I also found 14nm+++(+?) very :roll:
It does still seem to have largely the same layout but there's like what... 10% reserved for the cores themselves?
Didn't they already figure out by now that approach is finite in terms of scaling? It echoes that they really don't, because they're still chasing 5 Ghz. What gives... are they too proud to copy chiplet designs or what?
Now, the real kicker for me, is why did they cut into cache size? If you need to cut somewhere, cut into the IGP. Hell, AMD has many (most?) of its desktop CPUs without an IGP at all and it's doing just fine. Even on the desktop you can see many tasks (mostly office related) don't actually scale that well with the number of cores*. And this is a mobile part.
AMD themselves have to resort to "what if you game while you stream at 4k" to make their CPUs look like they're using all those cores.
*You can still get good scaling up to 6 or 8 cores, but beyond that, it becomes very workload dependent.

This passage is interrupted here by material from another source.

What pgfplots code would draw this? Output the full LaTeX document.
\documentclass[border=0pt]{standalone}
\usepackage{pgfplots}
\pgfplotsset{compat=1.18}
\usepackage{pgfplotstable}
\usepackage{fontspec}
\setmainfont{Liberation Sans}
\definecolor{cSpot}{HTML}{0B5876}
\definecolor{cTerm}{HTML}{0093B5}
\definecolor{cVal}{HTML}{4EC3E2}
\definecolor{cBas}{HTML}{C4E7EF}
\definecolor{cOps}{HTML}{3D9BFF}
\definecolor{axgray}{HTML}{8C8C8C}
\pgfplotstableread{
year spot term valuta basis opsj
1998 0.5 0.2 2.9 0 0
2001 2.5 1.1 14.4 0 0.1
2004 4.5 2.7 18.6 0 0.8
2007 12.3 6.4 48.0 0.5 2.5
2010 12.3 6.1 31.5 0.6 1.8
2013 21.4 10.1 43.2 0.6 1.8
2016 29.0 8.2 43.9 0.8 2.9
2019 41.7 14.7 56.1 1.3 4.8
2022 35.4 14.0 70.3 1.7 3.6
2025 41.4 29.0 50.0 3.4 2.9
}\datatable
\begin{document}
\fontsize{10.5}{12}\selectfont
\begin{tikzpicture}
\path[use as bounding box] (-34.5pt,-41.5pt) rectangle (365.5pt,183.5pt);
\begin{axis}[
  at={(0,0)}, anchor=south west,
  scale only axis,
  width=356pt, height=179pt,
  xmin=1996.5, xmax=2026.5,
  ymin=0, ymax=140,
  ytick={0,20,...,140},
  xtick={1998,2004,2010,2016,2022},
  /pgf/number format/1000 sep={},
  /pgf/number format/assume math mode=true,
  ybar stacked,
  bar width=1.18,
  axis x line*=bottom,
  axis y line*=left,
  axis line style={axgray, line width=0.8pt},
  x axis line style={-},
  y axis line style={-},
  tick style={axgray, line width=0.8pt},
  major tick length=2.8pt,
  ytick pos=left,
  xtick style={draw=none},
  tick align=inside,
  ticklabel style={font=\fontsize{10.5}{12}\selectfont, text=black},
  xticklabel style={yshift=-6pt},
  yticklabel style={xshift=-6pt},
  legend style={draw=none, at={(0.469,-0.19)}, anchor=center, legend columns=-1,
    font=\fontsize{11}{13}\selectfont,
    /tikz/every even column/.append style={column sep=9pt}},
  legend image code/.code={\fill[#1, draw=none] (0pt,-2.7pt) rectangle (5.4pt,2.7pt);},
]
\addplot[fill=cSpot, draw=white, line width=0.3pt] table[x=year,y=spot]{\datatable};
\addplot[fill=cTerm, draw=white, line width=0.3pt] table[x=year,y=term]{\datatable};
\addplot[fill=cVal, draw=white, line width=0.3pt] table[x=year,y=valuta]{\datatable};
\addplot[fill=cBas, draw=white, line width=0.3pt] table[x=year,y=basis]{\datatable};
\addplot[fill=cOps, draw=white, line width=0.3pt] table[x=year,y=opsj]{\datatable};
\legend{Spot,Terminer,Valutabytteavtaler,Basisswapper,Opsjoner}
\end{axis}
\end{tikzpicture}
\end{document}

It seems like the tiniest bit of reorganisation could have made a 48EU GT1 solution; For a start, QuickSync encode is a huge chunk of fixed-function hardware that is practically obsolete on higher-end desktop parts. Even though it's quick, it's miles behind even the old Pascal NVENC in speed and quality isn't great. If you're using QuickSync to shrink files you're in for a world of disappointment, because it's atrocious.
So yeah, QSV encode is increasingly niche, and honestly only seem to make sense for CPUs that go into NAS appliances, not desktop PCs. I'm pretty sure everyone cursing the pitiful 32EU IGP would much rather have had 50% or 100% more GPU horsepower....
In the real world, the game will run at whatever speed your GPU can spit out frames, but your encodes will run a little slower and your motherboard socket might turn into a puddle of hot slag under the 250W PL2 limit +/- whatever margin MSI and ASUS cheat by to try and gain an edge in benchmarks. I guess that's not really too different to the 10900K stunt processor/AKA space-heater.